As it transpired, Chávez was returned to power before any further steps could be taken to convene the General Assembly.

===Honduras, 2009===
The Inter-American Democratic Charter was not invoked again until the coup d'état in Honduras in June 2009. U.S. President Barack Obama referred to the Charter in his statement regarding the coup. Obama stated he believed that the coup was in violation of the Charter.

===Venezuela, 2014===
On the one-month anniversary of continued protests and political unrest in Venezuela, the U.S. Secretary of State, John Kerry, said in a hearing before the House of Representatives that the United States was prepared to invoke the Democratic Charter on Venezuela if necessary.

===Venezuela, 2016===
On 19 May, the National Assembly of Venezuela formally asked Organization of American States Secretary General Luis Almagro to apply the Inter-American Democratic Charter in view of the country's economic and political situation, including the economic crisis, the de facto control by President Maduro of the judicial and electoral branches of government, a decree of "state of exception and economic emergency" passed without parliamentary approval, and threats made by President Maduro to close down the National Assembly and prevent a recall referendum promoted by the opposition.
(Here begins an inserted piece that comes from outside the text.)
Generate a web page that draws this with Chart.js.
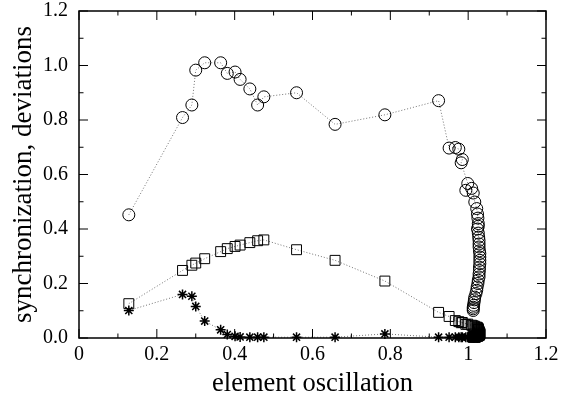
<!DOCTYPE html>
<html>
<head>
<meta charset="utf-8">
<script src="https://cdn.jsdelivr.net/npm/chart.js@4"></script>
<style>
html, body { margin: 0; padding: 0; background: #fff; }
</style>
</head>
<body>
<canvas id="myChart" width="563" height="394"></canvas>
<script>
// element oscillation (shared x for all three curves)
const xVals = [
	0.128, 0.266, 0.290, 0.300, 0.323, 0.364, 0.381, 0.401, 0.414, 0.439, 0.459, 0.475, 0.559, 0.658, 0.786,
	0.924, 0.951, 0.967, 0.976, 0.985, 0.982, 0.999, 0.994, 1.009, 1.013, 1.017, 1.022,
	1.024, 1.025, 1.026, 1.026, 1.024, 1.026, 1.027, 1.028, 1.028, 1.028, 1.029, 1.030, 1.030, 1.030, 1.030,
	1.029, 1.029, 1.028, 1.028, 1.026, 1.025, 1.023, 1.022, 1.020, 1.017, 1.016, 1.015, 1.014, 1.013, 1.013, 1.013
]
// synchronization (circles)
const circleVals = [
	0.452, 0.809, 0.855, 0.983, 1.010, 1.010, 0.971, 0.976, 0.949, 0.914, 0.855, 0.885, 0.900, 0.784, 0.819,
	0.871, 0.697, 0.699, 0.693, 0.655, 0.643, 0.567, 0.542, 0.549, 0.532, 0.499, 0.475,
	0.455, 0.440, 0.420, 0.410, 0.400, 0.385, 0.370, 0.358, 0.345, 0.334, 0.320, 0.310, 0.297, 0.285, 0.273,
	0.260, 0.248, 0.235, 0.224, 0.212, 0.200, 0.187, 0.175, 0.163, 0.150, 0.140, 0.130, 0.120, 0.113, 0.107, 0.101
]
// deviations (squares)
const squareVals = [
	0.126, 0.248, 0.267, 0.275, 0.291, 0.317, 0.328, 0.336, 0.341, 0.350, 0.357, 0.360, 0.324, 0.285, 0.209,
	0.094, 0.079, 0.064, 0.060, 0.057, 0.056, 0.051, 0.050, 0.047, 0.045, 0.043, 0.040,
	0.038, 0.036, 0.034, 0.032, 0.031, 0.029, 0.027, 0.025, 0.023, 0.021, 0.019, 0.018, 0.016, 0.015, 0.013,
	0.012, 0.011, 0.010, 0.009, 0.008, 0.007, 0.007, 0.006, 0.006, 0.005, 0.005, 0.004, 0.004, 0.004, 0.003, 0.003
]
// deviations (stars)
const starVals = [
	0.101, 0.160, 0.153, 0.116, 0.062, 0.030, 0.013, 0.006, 0.004, 0.003, 0.003, 0.003, 0.003, 0.003, 0.015,
	0.003, 0.003, 0.003, 0.003, 0.003, 0.003, 0.003, 0.003, 0.003, 0.003, 0.003, 0.003,
	0.003, 0.003, 0.003, 0.003, 0.003, 0.003, 0.003, 0.003, 0.003, 0.003, 0.003, 0.003, 0.003, 0.003, 0.003,
	0.003, 0.003, 0.003, 0.003, 0.003, 0.003, 0.003, 0.003, 0.003, 0.003, 0.003, 0.003, 0.003, 0.003, 0.003, 0.003
]
const xTickLabels = ['0', '0.2', '0.4', '0.6', '0.8', '1', '1.2']
const yTickLabels = ['0.0', '0.2', '0.4', '0.6', '0.8', '1.0', '1.2']
const minorSteps = [0, 0.1, 0.2, 0.3, 0.4, 0.5, 0.6, 0.7, 0.8, 0.9, 1.0, 1.1, 1.2]

const serif = 'Liberation Serif'

function pts(vals){
	return xVals.map((x, i) => ({x: x, y: vals[i]}))
}

function series(vals, style, radius, width){
	return {
		data: pts(vals),
		showLine: true,
		borderColor: 'rgba(0,0,0,0.55)',
		borderWidth: 1,
		borderDash: [1, 2],
		pointStyle: style,
		pointRadius: radius,
		pointBorderColor: '#000',
		pointBackgroundColor: 'rgba(0,0,0,0)',
		pointBorderWidth: width,
		clip: false
	}
}

// gnuplot style box with inward ticks on all four sides
const frame = {
	id: 'frame',
	beforeDatasetsDraw(chart){
		const {ctx, chartArea: a, scales: {x, y}} = chart
		ctx.save()
		ctx.strokeStyle = '#000'
		ctx.lineWidth = 1
		ctx.beginPath()
		minorSteps.forEach((v, i) => {
			const len = i % 2 == 0 ? 9 : 4.5
			const px = x.getPixelForValue(v)
			const py = y.getPixelForValue(v)
			ctx.moveTo(px, a.bottom); ctx.lineTo(px, a.bottom - len)
			ctx.moveTo(px, a.top); ctx.lineTo(px, a.top + len)
			ctx.moveTo(a.left, py); ctx.lineTo(a.left + len, py)
			ctx.moveTo(a.right, py); ctx.lineTo(a.right - len, py)
		})
		ctx.stroke()
		ctx.lineWidth = 1.5
		ctx.strokeRect(a.left, a.top, a.right - a.left, a.bottom - a.top)
		ctx.restore()
	}
}

const context = document.getElementById('myChart')
const config = {
	type: 'scatter',
	data: {
		datasets: [
			series(circleVals, 'circle', 6, 1),
			series(squareVals, 'rect', 7, 1),
			series(starVals, 'star', 5, 1.5)
		]
	},
	options: {
		responsive: false,
		animation: false,
		layout: {padding: {top: 11, right: 17, bottom: 0, left: 0}},
		plugins: {legend: {display: false}, tooltip: {enabled: false}},
		scales: {
			x: {
				type: 'linear', min: 0, max: 1.2,
				grid: {display: false, drawTicks: false},
				border: {display: false},
				ticks: {
					stepSize: 0.2, padding: 5, color: '#000',
					font: {family: serif, size: 20},
					maxRotation: 0, autoSkip: false,
					callback: (v, i) => xTickLabels[i]
				},
				title: {
					display: true, text: 'element oscillation', color: '#000',
					font: {family: serif, size: 26.5, lineHeight: 1},
					padding: {top: 0, bottom: -3}
				},
				afterFit(s){ s.height = 56; s.paddingLeft = 0; s.paddingRight = 0 }
			},
			y: {
				type: 'linear', min: 0, max: 1.2,
				grid: {display: false, drawTicks: false},
				border: {display: false},
				ticks: {
					stepSize: 0.2, padding: 11, color: '#000',
					font: {family: serif, size: 20},
					autoSkip: false,
					callback: (v, i) => yTickLabels[i]
				},
				title: {
					display: true, text: 'synchronization, deviations', color: '#000',
					font: {family: serif, size: 27, lineHeight: 1},
					padding: {top: 10, bottom: 0}
				},
				afterFit(s){ s.width = 79; s.paddingTop = 0; s.paddingBottom = 0 }
			}
		}
	},
	plugins: [frame]
}
const myChart = new Chart(context, config)
</script>
</body>
</html>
On 31 May, despite considerable criticism from left-wing countries, Almagro called an emergency meeting that could have potentially resulted in Venezuela's expulsion from the OAS.

=== Peru, 2023 ===
Due to concerns with the Congress of Peru consolidating power of Peru's institutions regarding the restructuring of the National Board of Justice (JNJ), the Center for Justice and International Law (CEJIL), Due Process of Law Foundation, Fundación Construir, Fundación para la Justicia y el Estado Democrático de Derecho (FJEDD), Human Rights Watch, the International Commission of Jurists, Observatorio Derechos y Justicia (ODJ), Robert F. Kennedy Human Rights and the Washington Office on Latin America, demanded the application of the Inter-American Democratic Charter.